1- La situation états-unienne éclaire la réalité française et démontre une impunité de fait des policiers (malgré quelques condamnations symboliques) notamment face aux personnes racisées dont la parole est souvent mise en doute et l'expérience niée

2- Là où un mouvement structuré a su faire remonter des revendications politiques claires et est (en cas de victoire de Joseph R. Biden) sur le point d'obtenir des victoires légales majeurs outre-Atlantique, la notion-même de "violences policières" est encore mise en doute (parfois avec beaucoup de provocation) par le gouvernement français, et aucun progrès important n'est en vue.

Je ne suis ni prophète, ni leader, ni charlatan. Je n'ai pas de solution magique à proposer.

Simplement, deux types d'action sont à notre portée : continuer d'amener partout où nous le pouvons un discours juste et construit sur la question (preuve des violences, expression d'une colère légitime, demande de changement démocratique) mais aussi construire une réflexion sur les changements à amener.

L'état de déni atteint un tel point que la plupart des mouvements de revendication, et parmi eux le comité "Vérité pour Adama", réclament avant tout une reconnaissance (la "vérité") et une éventuelle condamnation des policiers coupables. Nous en sommes encore à la toute première étape, primordiale et nécessaire, de la justice. Mais ces militant.e.s ont bien d'autres choses à nous apprendre : il nous appartient de penser avec eux l'après, les réformes futures.

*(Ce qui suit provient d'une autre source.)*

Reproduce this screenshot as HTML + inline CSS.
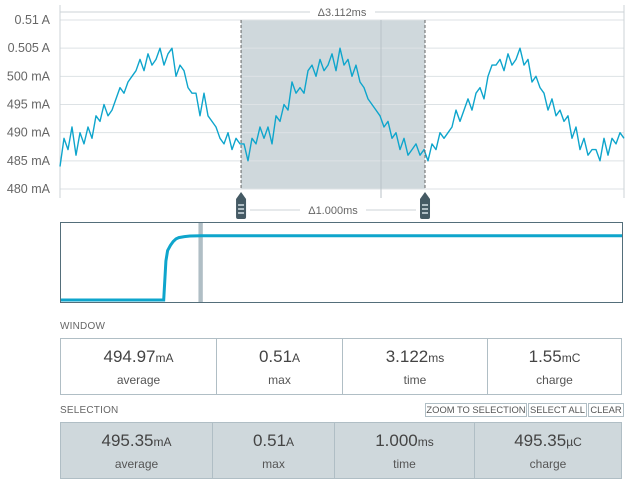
<!DOCTYPE html>
<html><head><meta charset="utf-8">
<style>
body{margin:0;width:643px;height:490px;background:#fff;font-family:"Liberation Sans",sans-serif;position:relative;overflow:hidden;color:#555}
svg{position:absolute;left:0;top:0}
.lbl{position:absolute;font-size:10px;color:#666;letter-spacing:.2px}
.box{position:absolute;left:60px;width:562px;border:1px solid #b0bec5;display:flex;box-sizing:border-box}
.cell{border-right:1px solid #b0bec5;text-align:center;box-sizing:border-box}
.cell:last-child{border-right:none}
.v{font-size:17px;color:#444;margin-top:8px;line-height:20px}
.v small{font-size:12px}
.n{font-size:12px;color:#555;margin-top:5px}
.btns{position:absolute;left:424px;top:403px;height:14px;display:flex}
.btn{border:1px solid #b0bec5;font-size:9.4px;color:#555;line-height:12px;margin-left:1px;background:#fff;box-sizing:border-box;text-align:center;white-space:nowrap;overflow:hidden}
</style></head><body>
<svg id="chart" width="643" height="310"></svg>
<div class="lbl" style="left:60px;top:321px">WINDOW</div>
<div class="box" style="top:338px;height:57px">
 <div class="cell" style="width:156px"><div class="v">494.97<small>mA</small></div><div class="n">average</div></div>
 <div class="cell" style="width:126px"><div class="v">0.51<small>A</small></div><div class="n">max</div></div>
 <div class="cell" style="width:145px"><div class="v">3.122<small>ms</small></div><div class="n">time</div></div>
 <div class="cell" style="flex:1"><div class="v">1.55<small>mC</small></div><div class="n">charge</div></div>
</div>
<div class="lbl" style="left:60px;top:405px">SELECTION</div>
<div class="btns">
 <div class="btn" style="width:102px">ZOOM TO SELECTION</div>
 <div class="btn" style="width:59px">SELECT ALL</div>
 <div class="btn" style="width:36px">CLEAR</div>
</div>
<div class="box" style="top:422px;height:57px;background:#cfd8dc">
 <div class="cell" style="width:152px"><div class="v">495.35<small>mA</small></div><div class="n">average</div></div>
 <div class="cell" style="width:122px"><div class="v">0.51<small>A</small></div><div class="n">max</div></div>
 <div class="cell" style="width:140px"><div class="v">1.000<small>ms</small></div><div class="n">time</div></div>
 <div class="cell" style="flex:1"><div class="v">495.35<small>µC</small></div><div class="n">charge</div></div>
</div>
<script>
const yTicks=[480,485,490,495,500,505,510];
const yTickLabels=["480 mA","485 mA","490 mA","495 mA","500 mA","0.505 A","0.51 A"];
const windowMs=3.112;
const selStartMs=0.999, selEndMs=2.014;
const currentMa=[484,489,487,491,486,490,488,491,489,493,492,495,493,494,496,498,497,499,500,501,503,501,504,502,503,505,502,504,505,500,502,501,498,497,497,493,497,493,492,491,489,488,490,487,489,488,488,485,489,488,491,489,491,488,493,492,495,494,499,497,498,497,501,502,500,503,501,502,504,501,505,502,503,500,502,499,498,496,495,494,493,491,492,489,490,487,489,486,487,488,486,487,485,488,487,490,489,490,491,494,492,494,496,494,497,498,496,500,502,502,503,501,504,502,503,505,502,503,499,500,498,497,494,496,493,494,492,493,489,491,487,489,486,487,487,485,489,486,489,488,490,489];
const miniTimes=[0,0.183,0.187,0.19,0.195,0.2,0.205,0.21,0.22,0.23,0.25,0.3,0.4,0.5,0.6,0.7,0.8,0.9,1.0];
const miniValues=[0,0,300,380,420,450,470,480,488,492,494,495,495,494,495,495,494,495,494];
const miniViewStart=0.245, miniViewEnd=0.251;

const NS="http://www.w3.org/2000/svg";
const svg=document.getElementById('chart');
function mk(tag,attrs,name,inter){const e=document.createElementNS(NS,tag);for(const k in attrs)e.setAttribute(k,attrs[k]);


svg.appendChild(e);return e;}
const X0=60,X1=624,Y0=189,Y1=20;
const xS=t=>X0+t/windowMs*(X1-X0);
const yS=v=>Y0-(v-480)/30*(Y0-Y1);
mk('rect',{x:xS(selStartMs),y:Y1,width:xS(selEndMs)-xS(selStartMs),height:Y0-Y1,fill:'#cfd8dc'},'selection-area','true');
yTicks.forEach((v,i)=>{
 mk('line',{x1:X0,x2:X1,y1:yS(v),y2:yS(v),stroke:'#dde2e5','stroke-width':1},'y-gridline','false');
 const t=mk('text',{x:50,y:yS(v)+4,'text-anchor':'end','font-size':12.5,fill:'#666','font-family':'Liberation Sans'},'y-tick-label','false');t.textContent=yTickLabels[i];
});
mk('line',{x1:381,x2:381,y1:Y1,y2:198,stroke:'#b8c2c7'},'x-gridline','false');
mk('line',{x1:X0,x2:X0,y1:5,y2:198,stroke:'#ccd3d7'},'y-axis','false');
mk('line',{x1:X1,x2:X1,y1:5,y2:198,stroke:'#ccd3d7'},'right-border','false');
mk('line',{x1:X0,x2:310,y1:12,y2:12,stroke:'#ccd3d7'},'window-span-line','false');
mk('line',{x1:375,x2:X1,y1:12,y2:12,stroke:'#ccd3d7'},'window-span-line','false');
let t=mk('text',{x:342,y:16,'text-anchor':'middle','font-size':11,fill:'#666','font-family':'Liberation Sans'},'window-duration-label','false');t.textContent='Δ3.112ms';
const step=windowMs/(currentMa.length-1);
mk('polyline',{points:currentMa.map((v,i)=>xS(i*step).toFixed(1)+','+yS(v).toFixed(1)).join(' '),fill:'none',stroke:'#0ea5cc','stroke-width':1.4,'stroke-linejoin':'round'},'current-series','false');
[selStartMs,selEndMs].forEach((s,i)=>{
 const x=xS(s);
 mk('line',{x1:x,x2:x,y1:Y1,y2:Y0,stroke:'#666','stroke-dasharray':'3,2'},'cursor-line','false');
 mk('path',{d:`M${x} ${Y0+3} L${x+5} ${Y0+10} L${x+5} ${Y0+28} Q${x+5} ${Y0+30} ${x+3} ${Y0+30} L${x-3} ${Y0+30} Q${x-5} ${Y0+30} ${x-5} ${Y0+28} L${x-5} ${Y0+10} Z`,fill:'#455a64'},i?'right-cursor-handle':'left-cursor-handle','true');
 for(let k=0;k<3;k++)mk('rect',{x:x-3,y:Y0+15+k*4,width:6,height:2,fill:'#b0bec5'},'handle-grip','false');
});
mk('line',{x1:250,x2:300,y1:210,y2:210,stroke:'#ccd3d7'},'selection-span-line','false');
mk('line',{x1:366,x2:416,y1:210,y2:210,stroke:'#ccd3d7'},'selection-span-line','false');
t=mk('text',{x:333,y:214,'text-anchor':'middle','font-size':11,fill:'#666','font-family':'Liberation Sans'},'selection-duration-label','false');t.textContent='Δ1.000ms';
const MX0=61,MX1=622,MY0=300,MY1=222;
const mxS=f=>MX0+f*(MX1-MX0), myS=v=>MY0-v/600*(MY0-MY1)*1.0;
mk('rect',{x:60.5,y:222.5,width:562,height:80,fill:'#fff',stroke:'#546e7a'},'minimap-frame','true');
mk('rect',{x:mxS(miniViewStart),y:223,width:mxS(miniViewEnd)-mxS(miniViewStart)+1,height:79,fill:'#b0bec5'},'minimap-view-window','true');
mk('polyline',{points:miniTimes.map((f,i)=>mxS(f).toFixed(1)+','+myS(miniValues[i]).toFixed(1)).join(' '),fill:'none',stroke:'#0ea5cc','stroke-width':3},'minimap-series','false');
</script>
</body></html>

Encore une fois, la lutte semble avoir un coup d'avance aux États-Unis : le slogan "defund the police" ("enlevez ses moyens à la police", il s'agit d'un appel à rediriger les sommes consacrées au maintien de l'ordre répressif vers des programmes sociaux) a fleuri au cours des manifestations de l'année 2020. Plus radical encore, des manifestants ont conçu en juin 2020 la "zone autonome de Capitol Hill" à Seatle (état du Washington), un espace autogéré qui a servi durant sa brève existence de lieu d'expérimentation de nouveaux modes de gouvernement, d'administration et, bien entendu, de maintien de l'ordre. Malgré le manque de recul, on pourrait voir dans cette expérience fondatrice et reprise dans de nombreuses revendications (qu'elles y soient favorables ou opposées) une image en miniature de l'importance qu'a pu avoir l'épisode de la Commune de Paris pour de nombreuses luttes marxistes postérieures. Il y a eu une tentative, une expérience, la création d'un espace autre, d'une police qui n'en était pas une et qui réglait les conflits sans tirer à balles réelles.

En France, militants antiracistes, comités réclamant la justice pour des victimes de violences policières, gilets jaunes, zadistes, anciens de Nuit Debout : des milliers de citoyen.ne.s ont fait l'expérience de la possibilité théorique ou pratique d'un renouvellement de nos pratiques de maintien de l'ordre. Construisons entre ces groupes hétérogènes un espace de dialogue, et engageons la réflexion sur la police de demain.